I could go on. There are so many other things that made me angry about what happened. But I’m also sad — and tired. Tired of living in a country that no longer believes in science, a country that makes little progress on ending systemic racism, a country that is drowning in a swamp of conspiracy theories. But I’m a patriot. Not a blustery false patriot like those people — a true patriot. And, as a true patriot, I’m not going to allow those people to destroy my country. And I’m refusing to give them the power of owning the word patriot.

Jackie Thiel, Boulder

I am saddened. All around, people need to respect each other and different opinions.
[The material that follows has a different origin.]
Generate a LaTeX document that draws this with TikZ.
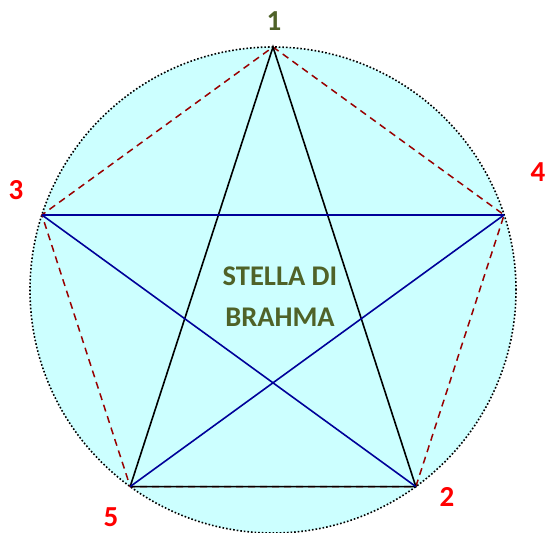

Those folks who committed this acts should be prosecuted.

Terri Kunz, Boulder

The violence was not only at the capitol on Wednesday, but we continue to see increased shootings, riots, and demonstrations in all aspects of society. We are now reaping what we have sown: For 50 years the US has continued to remove God and “love thy neighbor” from our society. It has been replaced with horrifically violent movies, tv shows, and computer games. The only answer to our country is found in II Chronicles 7:14 “If My people who are called by my name who are called by my name, will humble themselves and pray and seek My face and turn from their wicked ways, then I will hear from heaven, and I will forgive their sin and will heal their land."